* _RECORDED DATA_:
Begin

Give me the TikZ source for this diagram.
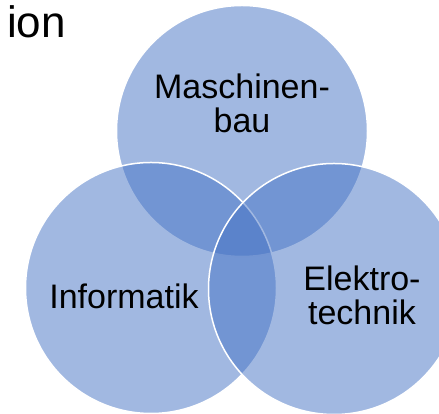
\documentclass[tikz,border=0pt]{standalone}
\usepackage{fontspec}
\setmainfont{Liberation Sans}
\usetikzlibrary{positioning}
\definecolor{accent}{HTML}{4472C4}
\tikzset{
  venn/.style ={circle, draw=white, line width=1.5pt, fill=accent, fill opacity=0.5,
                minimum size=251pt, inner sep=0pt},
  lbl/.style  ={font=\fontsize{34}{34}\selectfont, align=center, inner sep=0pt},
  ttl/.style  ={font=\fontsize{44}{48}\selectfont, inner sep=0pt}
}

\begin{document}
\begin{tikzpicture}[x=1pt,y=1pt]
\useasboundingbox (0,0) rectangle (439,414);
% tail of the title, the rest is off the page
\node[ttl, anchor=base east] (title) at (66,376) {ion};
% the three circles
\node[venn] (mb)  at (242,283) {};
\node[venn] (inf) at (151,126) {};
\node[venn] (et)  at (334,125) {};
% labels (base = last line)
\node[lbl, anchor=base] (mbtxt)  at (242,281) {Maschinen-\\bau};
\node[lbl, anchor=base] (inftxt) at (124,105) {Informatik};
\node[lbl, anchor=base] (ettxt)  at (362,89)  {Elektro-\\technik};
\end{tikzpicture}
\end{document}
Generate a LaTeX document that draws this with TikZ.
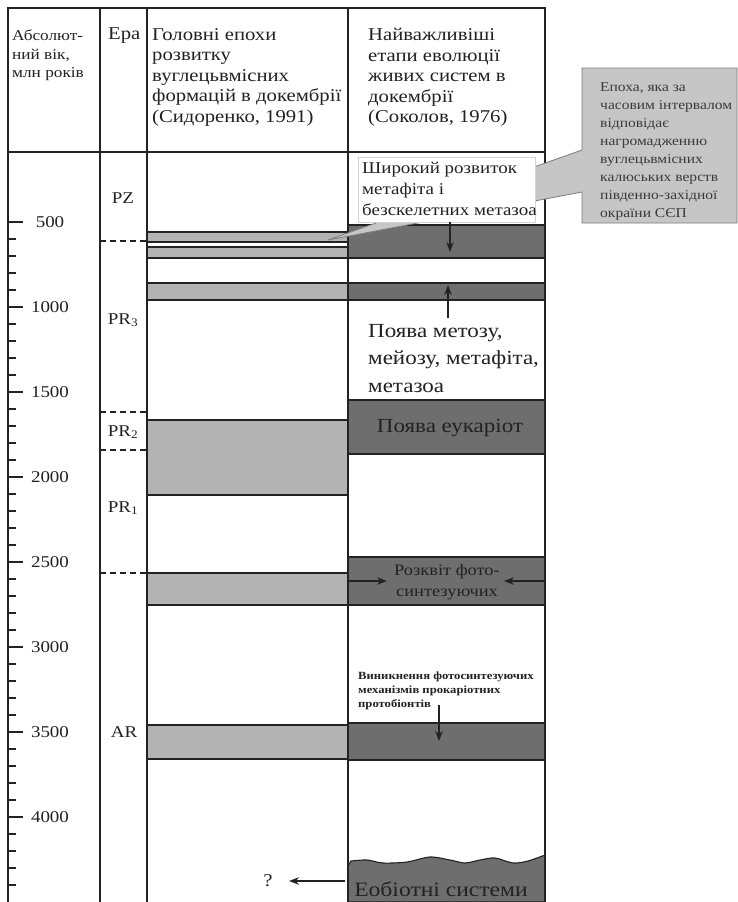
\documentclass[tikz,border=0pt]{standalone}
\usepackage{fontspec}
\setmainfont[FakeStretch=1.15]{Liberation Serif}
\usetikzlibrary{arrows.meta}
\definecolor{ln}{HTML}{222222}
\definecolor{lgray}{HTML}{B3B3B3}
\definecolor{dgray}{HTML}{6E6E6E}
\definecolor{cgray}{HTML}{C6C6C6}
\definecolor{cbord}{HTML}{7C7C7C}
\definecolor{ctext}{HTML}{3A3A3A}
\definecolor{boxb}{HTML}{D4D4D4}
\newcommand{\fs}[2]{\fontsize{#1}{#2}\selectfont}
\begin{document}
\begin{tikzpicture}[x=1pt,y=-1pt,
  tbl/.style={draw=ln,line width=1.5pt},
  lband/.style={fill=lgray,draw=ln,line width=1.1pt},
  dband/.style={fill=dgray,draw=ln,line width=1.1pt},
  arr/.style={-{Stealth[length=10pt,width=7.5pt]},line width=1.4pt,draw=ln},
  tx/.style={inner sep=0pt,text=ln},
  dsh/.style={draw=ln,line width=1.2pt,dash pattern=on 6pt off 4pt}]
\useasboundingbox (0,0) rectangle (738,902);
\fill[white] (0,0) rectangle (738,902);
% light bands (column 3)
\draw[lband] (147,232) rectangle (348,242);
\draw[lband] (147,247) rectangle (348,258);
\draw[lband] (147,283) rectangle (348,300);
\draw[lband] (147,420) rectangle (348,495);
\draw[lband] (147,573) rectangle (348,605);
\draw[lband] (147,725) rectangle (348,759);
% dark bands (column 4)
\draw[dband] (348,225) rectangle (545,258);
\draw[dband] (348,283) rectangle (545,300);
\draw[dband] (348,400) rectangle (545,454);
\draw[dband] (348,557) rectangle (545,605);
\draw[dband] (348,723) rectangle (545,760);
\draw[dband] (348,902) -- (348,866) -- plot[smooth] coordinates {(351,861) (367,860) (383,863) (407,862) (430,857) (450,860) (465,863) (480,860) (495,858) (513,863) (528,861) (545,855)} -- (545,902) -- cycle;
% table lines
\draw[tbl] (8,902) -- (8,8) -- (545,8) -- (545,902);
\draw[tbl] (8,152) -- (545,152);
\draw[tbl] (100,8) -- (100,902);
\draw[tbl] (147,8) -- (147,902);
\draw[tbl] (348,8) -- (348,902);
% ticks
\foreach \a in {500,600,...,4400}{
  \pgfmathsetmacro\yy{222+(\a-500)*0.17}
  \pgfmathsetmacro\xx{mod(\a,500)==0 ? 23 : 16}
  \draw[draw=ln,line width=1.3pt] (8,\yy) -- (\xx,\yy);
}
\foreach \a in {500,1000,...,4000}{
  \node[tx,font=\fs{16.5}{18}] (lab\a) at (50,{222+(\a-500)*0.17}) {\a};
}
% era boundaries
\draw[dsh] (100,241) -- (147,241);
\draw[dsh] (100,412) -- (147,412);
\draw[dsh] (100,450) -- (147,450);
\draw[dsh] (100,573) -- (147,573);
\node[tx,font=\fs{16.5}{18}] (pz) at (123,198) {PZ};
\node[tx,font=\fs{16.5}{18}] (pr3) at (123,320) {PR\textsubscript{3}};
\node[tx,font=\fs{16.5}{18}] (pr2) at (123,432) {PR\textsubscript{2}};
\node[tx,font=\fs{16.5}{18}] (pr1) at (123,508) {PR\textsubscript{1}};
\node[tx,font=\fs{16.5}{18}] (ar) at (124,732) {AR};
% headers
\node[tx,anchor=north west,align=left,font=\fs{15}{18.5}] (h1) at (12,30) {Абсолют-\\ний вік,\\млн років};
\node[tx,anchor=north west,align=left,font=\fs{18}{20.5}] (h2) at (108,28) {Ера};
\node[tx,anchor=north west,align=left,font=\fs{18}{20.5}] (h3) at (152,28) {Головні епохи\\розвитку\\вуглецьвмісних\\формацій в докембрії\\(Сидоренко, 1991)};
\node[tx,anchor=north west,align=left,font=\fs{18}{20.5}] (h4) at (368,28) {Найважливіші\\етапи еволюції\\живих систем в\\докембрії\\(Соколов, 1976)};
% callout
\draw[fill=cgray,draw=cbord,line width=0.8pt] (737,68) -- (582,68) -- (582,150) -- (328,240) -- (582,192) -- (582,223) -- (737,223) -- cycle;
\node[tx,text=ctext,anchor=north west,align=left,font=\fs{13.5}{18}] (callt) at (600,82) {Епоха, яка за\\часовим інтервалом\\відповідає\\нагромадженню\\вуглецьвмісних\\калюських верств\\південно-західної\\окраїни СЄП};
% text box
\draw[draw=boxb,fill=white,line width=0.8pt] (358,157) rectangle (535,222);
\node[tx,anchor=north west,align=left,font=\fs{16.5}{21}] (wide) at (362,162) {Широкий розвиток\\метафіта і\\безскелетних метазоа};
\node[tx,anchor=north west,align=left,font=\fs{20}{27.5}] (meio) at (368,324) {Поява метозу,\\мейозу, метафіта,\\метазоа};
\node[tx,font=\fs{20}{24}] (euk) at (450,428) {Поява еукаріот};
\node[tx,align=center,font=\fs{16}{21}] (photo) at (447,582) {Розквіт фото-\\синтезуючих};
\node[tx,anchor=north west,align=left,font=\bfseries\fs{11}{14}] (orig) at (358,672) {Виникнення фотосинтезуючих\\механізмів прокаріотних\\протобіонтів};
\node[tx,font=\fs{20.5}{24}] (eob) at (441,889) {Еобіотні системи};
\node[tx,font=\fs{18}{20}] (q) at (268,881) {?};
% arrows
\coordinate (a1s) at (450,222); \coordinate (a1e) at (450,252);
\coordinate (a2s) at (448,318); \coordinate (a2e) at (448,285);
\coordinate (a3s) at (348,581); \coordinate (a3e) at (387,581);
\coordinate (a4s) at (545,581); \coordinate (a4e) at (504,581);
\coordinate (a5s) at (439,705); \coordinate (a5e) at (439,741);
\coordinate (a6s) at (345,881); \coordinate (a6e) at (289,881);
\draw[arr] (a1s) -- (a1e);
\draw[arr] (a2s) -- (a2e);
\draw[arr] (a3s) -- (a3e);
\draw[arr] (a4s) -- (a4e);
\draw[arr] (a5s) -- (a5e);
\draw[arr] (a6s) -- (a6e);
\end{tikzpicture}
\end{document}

End

* _EXERCISE BRIEF_: Leave out the pictures and output every record above precisely as given.

* _SOLVED PROBLEM_:
Give me the TikZ source for this diagram.
\documentclass[tikz,border=0pt]{standalone}
\usepackage{fontspec}
\setmainfont{Liberation Sans}
\usetikzlibrary{positioning}
\definecolor{accent}{HTML}{4472C4}
\tikzset{
  venn/.style ={circle, draw=white, line width=1.5pt, fill=accent, fill opacity=0.5,
                minimum size=251pt, inner sep=0pt},
  lbl/.style  ={font=\fontsize{34}{34}\selectfont, align=center, inner sep=0pt},
  ttl/.style  ={font=\fontsize{44}{48}\selectfont, inner sep=0pt}
}

\begin{document}
\begin{tikzpicture}[x=1pt,y=1pt]
\useasboundingbox (0,0) rectangle (439,414);
% tail of the title, the rest is off the page
\node[ttl, anchor=base east] (title) at (66,376) {ion};
% the three circles
\node[venn] (mb)  at (242,283) {};
\node[venn] (inf) at (151,126) {};
\node[venn] (et)  at (334,125) {};
% labels (base = last line)
\node[lbl, anchor=base] (mbtxt)  at (242,281) {Maschinen-\\bau};
\node[lbl, anchor=base] (inftxt) at (124,105) {Informatik};
\node[lbl, anchor=base] (ettxt)  at (362,89)  {Elektro-\\technik};
\end{tikzpicture}
\end{document}
Generate a LaTeX document that draws this with TikZ.
\documentclass[tikz,border=0pt]{standalone}
\usepackage{fontspec}
\setmainfont[FakeStretch=1.15]{Liberation Serif}
\usetikzlibrary{arrows.meta}
\definecolor{ln}{HTML}{222222}
\definecolor{lgray}{HTML}{B3B3B3}
\definecolor{dgray}{HTML}{6E6E6E}
\definecolor{cgray}{HTML}{C6C6C6}
\definecolor{cbord}{HTML}{7C7C7C}
\definecolor{ctext}{HTML}{3A3A3A}
\definecolor{boxb}{HTML}{D4D4D4}
\newcommand{\fs}[2]{\fontsize{#1}{#2}\selectfont}
\begin{document}
\begin{tikzpicture}[x=1pt,y=-1pt,
  tbl/.style={draw=ln,line width=1.5pt},
  lband/.style={fill=lgray,draw=ln,line width=1.1pt},
  dband/.style={fill=dgray,draw=ln,line width=1.1pt},
  arr/.style={-{Stealth[length=10pt,width=7.5pt]},line width=1.4pt,draw=ln},
  tx/.style={inner sep=0pt,text=ln},
  dsh/.style={draw=ln,line width=1.2pt,dash pattern=on 6pt off 4pt}]
\useasboundingbox (0,0) rectangle (738,902);
\fill[white] (0,0) rectangle (738,902);
% light bands (column 3)
\draw[lband] (147,232) rectangle (348,242);
\draw[lband] (147,247) rectangle (348,258);
\draw[lband] (147,283) rectangle (348,300);
\draw[lband] (147,420) rectangle (348,495);
\draw[lband] (147,573) rectangle (348,605);
\draw[lband] (147,725) rectangle (348,759);
% dark bands (column 4)
\draw[dband] (348,225) rectangle (545,258);
\draw[dband] (348,283) rectangle (545,300);
\draw[dband] (348,400) rectangle (545,454);
\draw[dband] (348,557) rectangle (545,605);
\draw[dband] (348,723) rectangle (545,760);
\draw[dband] (348,902) -- (348,866) -- plot[smooth] coordinates {(351,861) (367,860) (383,863) (407,862) (430,857) (450,860) (465,863) (480,860) (495,858) (513,863) (528,861) (545,855)} -- (545,902) -- cycle;
% table lines
\draw[tbl] (8,902) -- (8,8) -- (545,8) -- (545,902);
\draw[tbl] (8,152) -- (545,152);
\draw[tbl] (100,8) -- (100,902);
\draw[tbl] (147,8) -- (147,902);
\draw[tbl] (348,8) -- (348,902);
% ticks
\foreach \a in {500,600,...,4400}{
  \pgfmathsetmacro\yy{222+(\a-500)*0.17}
  \pgfmathsetmacro\xx{mod(\a,500)==0 ? 23 : 16}
  \draw[draw=ln,line width=1.3pt] (8,\yy) -- (\xx,\yy);
}
\foreach \a in {500,1000,...,4000}{
  \node[tx,font=\fs{16.5}{18}] (lab\a) at (50,{222+(\a-500)*0.17}) {\a};
}
% era boundaries
\draw[dsh] (100,241) -- (147,241);
\draw[dsh] (100,412) -- (147,412);
\draw[dsh] (100,450) -- (147,450);
\draw[dsh] (100,573) -- (147,573);
\node[tx,font=\fs{16.5}{18}] (pz) at (123,198) {PZ};
\node[tx,font=\fs{16.5}{18}] (pr3) at (123,320) {PR\textsubscript{3}};
\node[tx,font=\fs{16.5}{18}] (pr2) at (123,432) {PR\textsubscript{2}};
\node[tx,font=\fs{16.5}{18}] (pr1) at (123,508) {PR\textsubscript{1}};
\node[tx,font=\fs{16.5}{18}] (ar) at (124,732) {AR};
% headers
\node[tx,anchor=north west,align=left,font=\fs{15}{18.5}] (h1) at (12,30) {Абсолют-\\ний вік,\\млн років};
\node[tx,anchor=north west,align=left,font=\fs{18}{20.5}] (h2) at (108,28) {Ера};
\node[tx,anchor=north west,align=left,font=\fs{18}{20.5}] (h3) at (152,28) {Головні епохи\\розвитку\\вуглецьвмісних\\формацій в докембрії\\(Сидоренко, 1991)};
\node[tx,anchor=north west,align=left,font=\fs{18}{20.5}] (h4) at (368,28) {Найважливіші\\етапи еволюції\\живих систем в\\докембрії\\(Соколов, 1976)};
% callout
\draw[fill=cgray,draw=cbord,line width=0.8pt] (737,68) -- (582,68) -- (582,150) -- (328,240) -- (582,192) -- (582,223) -- (737,223) -- cycle;
\node[tx,text=ctext,anchor=north west,align=left,font=\fs{13.5}{18}] (callt) at (600,82) {Епоха, яка за\\часовим інтервалом\\відповідає\\нагромадженню\\вуглецьвмісних\\калюських верств\\південно-західної\\окраїни СЄП};
% text box
\draw[draw=boxb,fill=white,line width=0.8pt] (358,157) rectangle (535,222);
\node[tx,anchor=north west,align=left,font=\fs{16.5}{21}] (wide) at (362,162) {Широкий розвиток\\метафіта і\\безскелетних метазоа};
\node[tx,anchor=north west,align=left,font=\fs{20}{27.5}] (meio) at (368,324) {Поява метозу,\\мейозу, метафіта,\\метазоа};
\node[tx,font=\fs{20}{24}] (euk) at (450,428) {Поява еукаріот};
\node[tx,align=center,font=\fs{16}{21}] (photo) at (447,582) {Розквіт фото-\\синтезуючих};
\node[tx,anchor=north west,align=left,font=\bfseries\fs{11}{14}] (orig) at (358,672) {Виникнення фотосинтезуючих\\механізмів прокаріотних\\протобіонтів};
\node[tx,font=\fs{20.5}{24}] (eob) at (441,889) {Еобіотні системи};
\node[tx,font=\fs{18}{20}] (q) at (268,881) {?};
% arrows
\coordinate (a1s) at (450,222); \coordinate (a1e) at (450,252);
\coordinate (a2s) at (448,318); \coordinate (a2e) at (448,285);
\coordinate (a3s) at (348,581); \coordinate (a3e) at (387,581);
\coordinate (a4s) at (545,581); \coordinate (a4e) at (504,581);
\coordinate (a5s) at (439,705); \coordinate (a5e) at (439,741);
\coordinate (a6s) at (345,881); \coordinate (a6e) at (289,881);
\draw[arr] (a1s) -- (a1e);
\draw[arr] (a2s) -- (a2e);
\draw[arr] (a3s) -- (a3e);
\draw[arr] (a4s) -- (a4e);
\draw[arr] (a5s) -- (a5e);
\draw[arr] (a6s) -- (a6e);
\end{tikzpicture}
\end{document}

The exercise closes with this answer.